» Written problem
Every line of the material below must be repeated exactly.

» Source data
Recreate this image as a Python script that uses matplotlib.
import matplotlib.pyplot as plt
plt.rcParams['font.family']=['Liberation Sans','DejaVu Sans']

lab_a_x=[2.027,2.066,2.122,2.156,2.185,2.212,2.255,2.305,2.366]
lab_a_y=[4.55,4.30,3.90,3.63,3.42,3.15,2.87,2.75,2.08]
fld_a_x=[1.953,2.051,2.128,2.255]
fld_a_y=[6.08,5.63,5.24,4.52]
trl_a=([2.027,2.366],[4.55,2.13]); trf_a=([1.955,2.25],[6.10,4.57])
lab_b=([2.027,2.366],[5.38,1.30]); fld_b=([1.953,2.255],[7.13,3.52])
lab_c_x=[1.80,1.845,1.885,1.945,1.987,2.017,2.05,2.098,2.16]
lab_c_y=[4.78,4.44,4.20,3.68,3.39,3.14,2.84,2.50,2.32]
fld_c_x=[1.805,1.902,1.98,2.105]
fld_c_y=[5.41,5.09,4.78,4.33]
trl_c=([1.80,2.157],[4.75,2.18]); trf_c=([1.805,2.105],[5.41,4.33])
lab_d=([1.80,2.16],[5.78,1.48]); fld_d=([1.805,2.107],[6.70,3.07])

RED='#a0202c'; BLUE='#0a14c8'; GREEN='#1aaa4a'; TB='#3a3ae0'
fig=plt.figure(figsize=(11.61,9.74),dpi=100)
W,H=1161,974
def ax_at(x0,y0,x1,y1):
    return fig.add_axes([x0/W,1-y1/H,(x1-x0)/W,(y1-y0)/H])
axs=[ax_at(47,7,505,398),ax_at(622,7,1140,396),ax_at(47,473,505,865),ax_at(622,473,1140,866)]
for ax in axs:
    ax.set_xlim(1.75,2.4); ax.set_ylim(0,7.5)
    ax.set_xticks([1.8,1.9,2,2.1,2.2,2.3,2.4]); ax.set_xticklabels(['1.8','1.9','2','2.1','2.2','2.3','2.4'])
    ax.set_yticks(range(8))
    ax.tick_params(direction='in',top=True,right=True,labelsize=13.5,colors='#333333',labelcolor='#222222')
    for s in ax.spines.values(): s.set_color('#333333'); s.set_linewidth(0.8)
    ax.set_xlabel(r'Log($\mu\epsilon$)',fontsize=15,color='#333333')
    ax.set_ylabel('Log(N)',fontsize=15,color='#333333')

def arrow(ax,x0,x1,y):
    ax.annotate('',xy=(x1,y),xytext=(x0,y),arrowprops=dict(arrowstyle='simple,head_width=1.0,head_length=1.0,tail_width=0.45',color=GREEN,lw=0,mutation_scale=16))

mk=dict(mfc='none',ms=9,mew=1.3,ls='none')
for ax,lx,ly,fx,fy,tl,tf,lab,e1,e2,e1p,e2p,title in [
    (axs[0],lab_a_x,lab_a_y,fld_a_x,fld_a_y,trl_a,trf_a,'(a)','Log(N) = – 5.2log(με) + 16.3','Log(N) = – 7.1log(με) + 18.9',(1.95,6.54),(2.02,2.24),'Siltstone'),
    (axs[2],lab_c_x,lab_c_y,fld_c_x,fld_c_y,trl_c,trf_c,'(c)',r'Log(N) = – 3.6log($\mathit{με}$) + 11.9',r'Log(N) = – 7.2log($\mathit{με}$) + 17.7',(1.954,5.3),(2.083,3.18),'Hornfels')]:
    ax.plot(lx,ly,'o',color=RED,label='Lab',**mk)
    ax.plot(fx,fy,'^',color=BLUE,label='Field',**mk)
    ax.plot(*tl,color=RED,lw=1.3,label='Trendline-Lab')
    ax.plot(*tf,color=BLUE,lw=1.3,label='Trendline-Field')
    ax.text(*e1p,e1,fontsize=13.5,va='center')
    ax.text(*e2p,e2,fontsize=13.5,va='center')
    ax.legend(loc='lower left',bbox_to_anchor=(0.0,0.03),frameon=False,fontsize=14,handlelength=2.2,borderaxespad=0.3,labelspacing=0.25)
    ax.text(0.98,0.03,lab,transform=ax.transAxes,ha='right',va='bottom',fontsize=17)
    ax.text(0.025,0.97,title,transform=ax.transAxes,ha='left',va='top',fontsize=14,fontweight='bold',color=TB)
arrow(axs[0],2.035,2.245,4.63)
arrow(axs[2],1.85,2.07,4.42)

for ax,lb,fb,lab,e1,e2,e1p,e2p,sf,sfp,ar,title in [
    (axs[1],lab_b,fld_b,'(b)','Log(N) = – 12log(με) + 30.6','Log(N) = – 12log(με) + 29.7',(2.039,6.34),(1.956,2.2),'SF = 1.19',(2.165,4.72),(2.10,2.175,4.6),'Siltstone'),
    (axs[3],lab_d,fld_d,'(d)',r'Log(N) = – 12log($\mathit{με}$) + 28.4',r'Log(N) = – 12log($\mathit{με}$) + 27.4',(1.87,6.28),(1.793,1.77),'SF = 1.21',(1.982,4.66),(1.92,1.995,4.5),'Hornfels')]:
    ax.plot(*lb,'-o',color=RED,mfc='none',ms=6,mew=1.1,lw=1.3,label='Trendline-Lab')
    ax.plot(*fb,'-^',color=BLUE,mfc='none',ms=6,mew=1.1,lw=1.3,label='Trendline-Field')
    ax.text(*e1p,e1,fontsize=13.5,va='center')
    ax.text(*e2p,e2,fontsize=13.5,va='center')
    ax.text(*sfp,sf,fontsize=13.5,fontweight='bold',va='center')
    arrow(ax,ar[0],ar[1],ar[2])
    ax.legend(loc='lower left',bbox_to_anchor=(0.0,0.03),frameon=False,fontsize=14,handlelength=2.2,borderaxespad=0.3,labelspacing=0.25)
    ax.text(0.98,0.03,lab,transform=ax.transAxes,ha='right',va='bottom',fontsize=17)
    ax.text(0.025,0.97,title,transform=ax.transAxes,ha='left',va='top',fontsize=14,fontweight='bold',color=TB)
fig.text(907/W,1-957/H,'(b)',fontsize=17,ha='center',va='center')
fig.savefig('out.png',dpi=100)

» Task answer
Recreate this image as a Python script that uses matplotlib.
import matplotlib.pyplot as plt
plt.rcParams['font.family']=['Liberation Sans','DejaVu Sans']

lab_a_x=[2.027,2.066,2.122,2.156,2.185,2.212,2.255,2.305,2.366]
lab_a_y=[4.55,4.30,3.90,3.63,3.42,3.15,2.87,2.75,2.08]
fld_a_x=[1.953,2.051,2.128,2.255]
fld_a_y=[6.08,5.63,5.24,4.52]
trl_a=([2.027,2.366],[4.55,2.13]); trf_a=([1.955,2.25],[6.10,4.57])
lab_b=([2.027,2.366],[5.38,1.30]); fld_b=([1.953,2.255],[7.13,3.52])
lab_c_x=[1.80,1.845,1.885,1.945,1.987,2.017,2.05,2.098,2.16]
lab_c_y=[4.78,4.44,4.20,3.68,3.39,3.14,2.84,2.50,2.32]
fld_c_x=[1.805,1.902,1.98,2.105]
fld_c_y=[5.41,5.09,4.78,4.33]
trl_c=([1.80,2.157],[4.75,2.18]); trf_c=([1.805,2.105],[5.41,4.33])
lab_d=([1.80,2.16],[5.78,1.48]); fld_d=([1.805,2.107],[6.70,3.07])

RED='#a0202c'; BLUE='#0a14c8'; GREEN='#1aaa4a'; TB='#3a3ae0'
fig=plt.figure(figsize=(11.61,9.74),dpi=100)
W,H=1161,974
def ax_at(x0,y0,x1,y1):
    return fig.add_axes([x0/W,1-y1/H,(x1-x0)/W,(y1-y0)/H])
axs=[ax_at(47,7,505,398),ax_at(622,7,1140,396),ax_at(47,473,505,865),ax_at(622,473,1140,866)]
for ax in axs:
    ax.set_xlim(1.75,2.4); ax.set_ylim(0,7.5)
    ax.set_xticks([1.8,1.9,2,2.1,2.2,2.3,2.4]); ax.set_xticklabels(['1.8','1.9','2','2.1','2.2','2.3','2.4'])
    ax.set_yticks(range(8))
    ax.tick_params(direction='in',top=True,right=True,labelsize=13.5,colors='#333333',labelcolor='#222222')
    for s in ax.spines.values(): s.set_color('#333333'); s.set_linewidth(0.8)
    ax.set_xlabel(r'Log($\mu\epsilon$)',fontsize=15,color='#333333')
    ax.set_ylabel('Log(N)',fontsize=15,color='#333333')

def arrow(ax,x0,x1,y):
    ax.annotate('',xy=(x1,y),xytext=(x0,y),arrowprops=dict(arrowstyle='simple,head_width=1.0,head_length=1.0,tail_width=0.45',color=GREEN,lw=0,mutation_scale=16))

mk=dict(mfc='none',ms=9,mew=1.3,ls='none')
for ax,lx,ly,fx,fy,tl,tf,lab,e1,e2,e1p,e2p,title in [
    (axs[0],lab_a_x,lab_a_y,fld_a_x,fld_a_y,trl_a,trf_a,'(a)','Log(N) = – 5.2log(με) + 16.3','Log(N) = – 7.1log(με) + 18.9',(1.95,6.54),(2.02,2.24),'Siltstone'),
    (axs[2],lab_c_x,lab_c_y,fld_c_x,fld_c_y,trl_c,trf_c,'(c)',r'Log(N) = – 3.6log($\mathit{με}$) + 11.9',r'Log(N) = – 7.2log($\mathit{με}$) + 17.7',(1.954,5.3),(2.083,3.18),'Hornfels')]:
    ax.plot(lx,ly,'o',color=RED,label='Lab',**mk)
    ax.plot(fx,fy,'^',color=BLUE,label='Field',**mk)
    ax.plot(*tl,color=RED,lw=1.3,label='Trendline-Lab')
    ax.plot(*tf,color=BLUE,lw=1.3,label='Trendline-Field')
    ax.text(*e1p,e1,fontsize=13.5,va='center')
    ax.text(*e2p,e2,fontsize=13.5,va='center')
    ax.legend(loc='lower left',bbox_to_anchor=(0.0,0.03),frameon=False,fontsize=14,handlelength=2.2,borderaxespad=0.3,labelspacing=0.25)
    ax.text(0.98,0.03,lab,transform=ax.transAxes,ha='right',va='bottom',fontsize=17)
    ax.text(0.025,0.97,title,transform=ax.transAxes,ha='left',va='top',fontsize=14,fontweight='bold',color=TB)
arrow(axs[0],2.035,2.245,4.63)
arrow(axs[2],1.85,2.07,4.42)

for ax,lb,fb,lab,e1,e2,e1p,e2p,sf,sfp,ar,title in [
    (axs[1],lab_b,fld_b,'(b)','Log(N) = – 12log(με) + 30.6','Log(N) = – 12log(με) + 29.7',(2.039,6.34),(1.956,2.2),'SF = 1.19',(2.165,4.72),(2.10,2.175,4.6),'Siltstone'),
    (axs[3],lab_d,fld_d,'(d)',r'Log(N) = – 12log($\mathit{με}$) + 28.4',r'Log(N) = – 12log($\mathit{με}$) + 27.4',(1.87,6.28),(1.793,1.77),'SF = 1.21',(1.982,4.66),(1.92,1.995,4.5),'Hornfels')]:
    ax.plot(*lb,'-o',color=RED,mfc='none',ms=6,mew=1.1,lw=1.3,label='Trendline-Lab')
    ax.plot(*fb,'-^',color=BLUE,mfc='none',ms=6,mew=1.1,lw=1.3,label='Trendline-Field')
    ax.text(*e1p,e1,fontsize=13.5,va='center')
    ax.text(*e2p,e2,fontsize=13.5,va='center')
    ax.text(*sfp,sf,fontsize=13.5,fontweight='bold',va='center')
    arrow(ax,ar[0],ar[1],ar[2])
    ax.legend(loc='lower left',bbox_to_anchor=(0.0,0.03),frameon=False,fontsize=14,handlelength=2.2,borderaxespad=0.3,labelspacing=0.25)
    ax.text(0.98,0.03,lab,transform=ax.transAxes,ha='right',va='bottom',fontsize=17)
    ax.text(0.025,0.97,title,transform=ax.transAxes,ha='left',va='top',fontsize=14,fontweight='bold',color=TB)
fig.text(907/W,1-957/H,'(b)',fontsize=17,ha='center',va='center')
fig.savefig('out.png',dpi=100)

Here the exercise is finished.